■ **Description of the task**
Faithfully return all lines, omitting every embedded picture.

■ **Supplied data**
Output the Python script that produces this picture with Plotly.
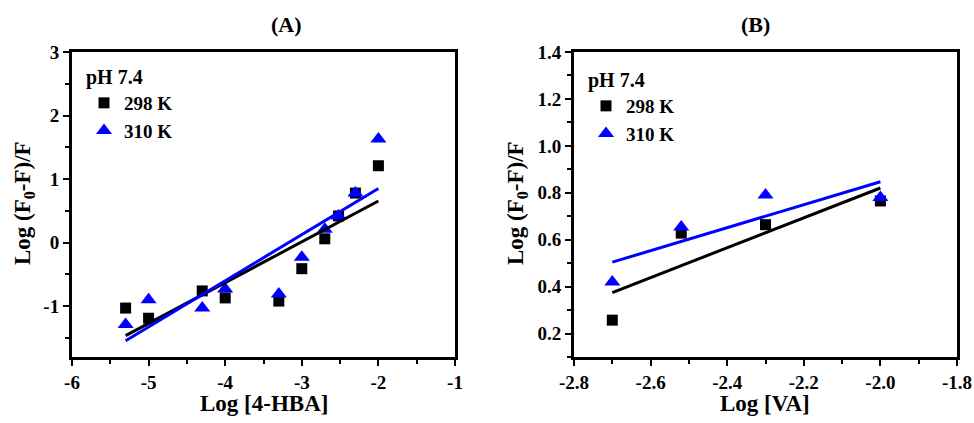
import numpy as np
import plotly.graph_objects as go

# Panel A data (Log [4-HBA])
xA = [-5.3, -5.0, -4.3, -4.0, -3.3, -3.0, -2.7, -2.52, -2.3, -2.0]
yA_298 = [-1.03, -1.19, -0.76, -0.87, -0.92, -0.41, 0.06, 0.42, 0.78, 1.21]
yA_310 = [-1.29, -0.90, -1.03, -0.73, -0.81, -0.23, 0.21, 0.42, 0.78, 1.63]

# Panel B data (Log [VA])
xB = [-2.7, -2.52, -2.3, -2.0]
yB_298 = [0.257, 0.628, 0.664, 0.765]
yB_310 = [0.42, 0.654, 0.79, 0.78]

# Tick labels
xA_ticks = [-6, -5, -4, -3, -2, -1]
xA_labels = ["-6", "-5", "-4", "-3", "-2", "-1"]
yA_ticks = [-1, 0, 1, 2, 3]
yA_labels = ["-1", "0", "1", "2", "3"]
xB_ticks = [-2.8, -2.6, -2.4, -2.2, -2.0, -1.8]
xB_labels = ["-2.8", "-2.6", "-2.4", "-2.2", "-2.0", "-1.8"]
yB_ticks = [0.2, 0.4, 0.6, 0.8, 1.0, 1.2, 1.4]
yB_labels = ["0.2", "0.4", "0.6", "0.8", "1.0", "1.2", "1.4"]

W, H = 974, 423
FONT = "Liberation Serif"
BLACK = "#000000"
BLUE = "#0000FF"


def px(v):
    return v / W


def py(v):
    return 1 - v / H


def fit(x, y):
    k, b = np.polyfit(x, y, 1)
    xs = [min(x), max(x)]
    return xs, [k * v + b for v in xs]


fig = go.Figure()

# Panel A
fig.add_trace(go.Scatter(x=xA, y=yA_298, mode="markers", name="298 K",
                         marker=dict(symbol="square", size=11, color=BLACK),
                         xaxis="x", yaxis="y", legend="legend"))
fig.add_trace(go.Scatter(x=xA, y=yA_310, mode="markers", name="310 K",
                         marker=dict(symbol="triangle-up", size=14, color=BLUE),
                         xaxis="x", yaxis="y", legend="legend"))
fx, fy = fit(xA, yA_298)
fig.add_trace(go.Scatter(x=fx, y=fy, mode="lines", line=dict(color=BLACK, width=3),
                         showlegend=False, xaxis="x", yaxis="y"))
fx, fy = fit(xA, yA_310)
fig.add_trace(go.Scatter(x=fx, y=fy, mode="lines", line=dict(color=BLUE, width=3),
                         showlegend=False, xaxis="x", yaxis="y"))

# Panel B
fig.add_trace(go.Scatter(x=xB, y=yB_298, mode="markers", name="298 K",
                         marker=dict(symbol="square", size=11, color=BLACK),
                         xaxis="x2", yaxis="y2", legend="legend2"))
fig.add_trace(go.Scatter(x=xB, y=yB_310, mode="markers", name="310 K",
                         marker=dict(symbol="triangle-up", size=14, color=BLUE),
                         xaxis="x2", yaxis="y2", legend="legend2"))
fx, fy = fit(xB, yB_298)
fig.add_trace(go.Scatter(x=fx, y=fy, mode="lines", line=dict(color=BLACK, width=3),
                         showlegend=False, xaxis="x2", yaxis="y2"))
fx, fy = fit(xB, yB_310)
fig.add_trace(go.Scatter(x=fx, y=fy, mode="lines", line=dict(color=BLUE, width=3),
                         showlegend=False, xaxis="x2", yaxis="y2"))

tickfont = dict(family=FONT, size=19, color=BLACK)


def axis(domain, rng, tickvals, ticklabels, minor, anchor):
    return dict(domain=domain, range=rng, anchor=anchor, automargin=False,
                tickmode="array", tickvals=tickvals,
                ticktext=["<b>%s</b>" % t for t in ticklabels],
                showline=True, linecolor=BLACK, linewidth=3, mirror=True,
                ticks="outside", ticklen=6, tickwidth=2, tickcolor=BLACK,
                minor=dict(dtick=minor, tick0=0, ticks="outside", ticklen=4,
                           tickwidth=2, tickcolor=BLACK, showgrid=False),
                showgrid=False, zeroline=False, tickfont=tickfont)


yd = [py(357), py(52)]
legfont = dict(family=FONT, size=19, color=BLACK, weight="bold")
legtitlefont = dict(family=FONT, size=20, color=BLACK, weight="bold")

fig.update_layout(
    width=W, height=H,
    margin=dict(l=0, r=0, t=0, b=0, autoexpand=False),
    paper_bgcolor="white", plot_bgcolor="white",
    xaxis=axis([px(72), px(455)], [-6, -1], xA_ticks, xA_labels, 0.5, "y"),
    yaxis=axis(yd, [-1.8, 3], yA_ticks, yA_labels, 0.5, "x"),
    xaxis2=axis([px(574), px(957)], [-2.8, -1.8], xB_ticks, xB_labels, 0.1, "y2"),
    yaxis2=axis(yd, [0.1, 1.4], yB_ticks, yB_labels, 0.1, "x2"),
    legend=dict(x=px(84), y=py(58), xanchor="left", yanchor="top",
                bgcolor="rgba(0,0,0,0)", font=legfont, tracegroupgap=0,
                title=dict(text="<b>pH 7.4</b>", font=legtitlefont)),
    legend2=dict(x=px(586), y=py(61), xanchor="left", yanchor="top",
                 bgcolor="rgba(0,0,0,0)", font=legfont, tracegroupgap=0,
                 title=dict(text="<b>pH 7.4</b>", font=legtitlefont)),
)

titlefont = dict(family=FONT, size=23, color=BLACK)
ann = [
    dict(text="<b>(A)</b>", x=px(286), y=py(25), font=dict(family=FONT, size=22, color=BLACK)),
    dict(text="<b>(B)</b>", x=px(755), y=py(25), font=dict(family=FONT, size=22, color=BLACK)),
    dict(text="<b>Log [4-HBA]</b>", x=px(264), y=py(403), font=titlefont),
    dict(text="<b>Log [VA]</b>", x=px(765), y=py(403), font=titlefont),
    dict(text="<b>Log (F<sub>0</sub>-F)/F</b>", x=px(24), y=py(203), textangle=-90, font=titlefont),
    dict(text="<b>Log (F<sub>0</sub>-F)/F</b>", x=px(517), y=py(203), textangle=-90, font=titlefont),
]
for a in ann:
    fig.add_annotation(xref="paper", yref="paper", showarrow=False,
                       xanchor="center", yanchor="middle", **a)

fig.write_html("out.html",
               config={"displayModeBar": False},
               post_script="document.body.style.margin='0px';"
                           "document.body.style.overflow='hidden';")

■ **Response for this exercise**
Output the Python script that produces this picture with Plotly.
import numpy as np
import plotly.graph_objects as go

# Panel A data (Log [4-HBA])
xA = [-5.3, -5.0, -4.3, -4.0, -3.3, -3.0, -2.7, -2.52, -2.3, -2.0]
yA_298 = [-1.03, -1.19, -0.76, -0.87, -0.92, -0.41, 0.06, 0.42, 0.78, 1.21]
yA_310 = [-1.29, -0.90, -1.03, -0.73, -0.81, -0.23, 0.21, 0.42, 0.78, 1.63]

# Panel B data (Log [VA])
xB = [-2.7, -2.52, -2.3, -2.0]
yB_298 = [0.257, 0.628, 0.664, 0.765]
yB_310 = [0.42, 0.654, 0.79, 0.78]

# Tick labels
xA_ticks = [-6, -5, -4, -3, -2, -1]
xA_labels = ["-6", "-5", "-4", "-3", "-2", "-1"]
yA_ticks = [-1, 0, 1, 2, 3]
yA_labels = ["-1", "0", "1", "2", "3"]
xB_ticks = [-2.8, -2.6, -2.4, -2.2, -2.0, -1.8]
xB_labels = ["-2.8", "-2.6", "-2.4", "-2.2", "-2.0", "-1.8"]
yB_ticks = [0.2, 0.4, 0.6, 0.8, 1.0, 1.2, 1.4]
yB_labels = ["0.2", "0.4", "0.6", "0.8", "1.0", "1.2", "1.4"]

W, H = 974, 423
FONT = "Liberation Serif"
BLACK = "#000000"
BLUE = "#0000FF"


def px(v):
    return v / W


def py(v):
    return 1 - v / H


def fit(x, y):
    k, b = np.polyfit(x, y, 1)
    xs = [min(x), max(x)]
    return xs, [k * v + b for v in xs]


fig = go.Figure()

# Panel A
fig.add_trace(go.Scatter(x=xA, y=yA_298, mode="markers", name="298 K",
                         marker=dict(symbol="square", size=11, color=BLACK),
                         xaxis="x", yaxis="y", legend="legend"))
fig.add_trace(go.Scatter(x=xA, y=yA_310, mode="markers", name="310 K",
                         marker=dict(symbol="triangle-up", size=14, color=BLUE),
                         xaxis="x", yaxis="y", legend="legend"))
fx, fy = fit(xA, yA_298)
fig.add_trace(go.Scatter(x=fx, y=fy, mode="lines", line=dict(color=BLACK, width=3),
                         showlegend=False, xaxis="x", yaxis="y"))
fx, fy = fit(xA, yA_310)
fig.add_trace(go.Scatter(x=fx, y=fy, mode="lines", line=dict(color=BLUE, width=3),
                         showlegend=False, xaxis="x", yaxis="y"))

# Panel B
fig.add_trace(go.Scatter(x=xB, y=yB_298, mode="markers", name="298 K",
                         marker=dict(symbol="square", size=11, color=BLACK),
                         xaxis="x2", yaxis="y2", legend="legend2"))
fig.add_trace(go.Scatter(x=xB, y=yB_310, mode="markers", name="310 K",
                         marker=dict(symbol="triangle-up", size=14, color=BLUE),
                         xaxis="x2", yaxis="y2", legend="legend2"))
fx, fy = fit(xB, yB_298)
fig.add_trace(go.Scatter(x=fx, y=fy, mode="lines", line=dict(color=BLACK, width=3),
                         showlegend=False, xaxis="x2", yaxis="y2"))
fx, fy = fit(xB, yB_310)
fig.add_trace(go.Scatter(x=fx, y=fy, mode="lines", line=dict(color=BLUE, width=3),
                         showlegend=False, xaxis="x2", yaxis="y2"))

tickfont = dict(family=FONT, size=19, color=BLACK)


def axis(domain, rng, tickvals, ticklabels, minor, anchor):
    return dict(domain=domain, range=rng, anchor=anchor, automargin=False,
                tickmode="array", tickvals=tickvals,
                ticktext=["<b>%s</b>" % t for t in ticklabels],
                showline=True, linecolor=BLACK, linewidth=3, mirror=True,
                ticks="outside", ticklen=6, tickwidth=2, tickcolor=BLACK,
                minor=dict(dtick=minor, tick0=0, ticks="outside", ticklen=4,
                           tickwidth=2, tickcolor=BLACK, showgrid=False),
                showgrid=False, zeroline=False, tickfont=tickfont)


yd = [py(357), py(52)]
legfont = dict(family=FONT, size=19, color=BLACK, weight="bold")
legtitlefont = dict(family=FONT, size=20, color=BLACK, weight="bold")

fig.update_layout(
    width=W, height=H,
    margin=dict(l=0, r=0, t=0, b=0, autoexpand=False),
    paper_bgcolor="white", plot_bgcolor="white",
    xaxis=axis([px(72), px(455)], [-6, -1], xA_ticks, xA_labels, 0.5, "y"),
    yaxis=axis(yd, [-1.8, 3], yA_ticks, yA_labels, 0.5, "x"),
    xaxis2=axis([px(574), px(957)], [-2.8, -1.8], xB_ticks, xB_labels, 0.1, "y2"),
    yaxis2=axis(yd, [0.1, 1.4], yB_ticks, yB_labels, 0.1, "x2"),
    legend=dict(x=px(84), y=py(58), xanchor="left", yanchor="top",
                bgcolor="rgba(0,0,0,0)", font=legfont, tracegroupgap=0,
                title=dict(text="<b>pH 7.4</b>", font=legtitlefont)),
    legend2=dict(x=px(586), y=py(61), xanchor="left", yanchor="top",
                 bgcolor="rgba(0,0,0,0)", font=legfont, tracegroupgap=0,
                 title=dict(text="<b>pH 7.4</b>", font=legtitlefont)),
)

titlefont = dict(family=FONT, size=23, color=BLACK)
ann = [
    dict(text="<b>(A)</b>", x=px(286), y=py(25), font=dict(family=FONT, size=22, color=BLACK)),
    dict(text="<b>(B)</b>", x=px(755), y=py(25), font=dict(family=FONT, size=22, color=BLACK)),
    dict(text="<b>Log [4-HBA]</b>", x=px(264), y=py(403), font=titlefont),
    dict(text="<b>Log [VA]</b>", x=px(765), y=py(403), font=titlefont),
    dict(text="<b>Log (F<sub>0</sub>-F)/F</b>", x=px(24), y=py(203), textangle=-90, font=titlefont),
    dict(text="<b>Log (F<sub>0</sub>-F)/F</b>", x=px(517), y=py(203), textangle=-90, font=titlefont),
]
for a in ann:
    fig.add_annotation(xref="paper", yref="paper", showarrow=False,
                       xanchor="center", yanchor="middle", **a)

fig.write_html("out.html",
               config={"displayModeBar": False},
               post_script="document.body.style.margin='0px';"
                           "document.body.style.overflow='hidden';")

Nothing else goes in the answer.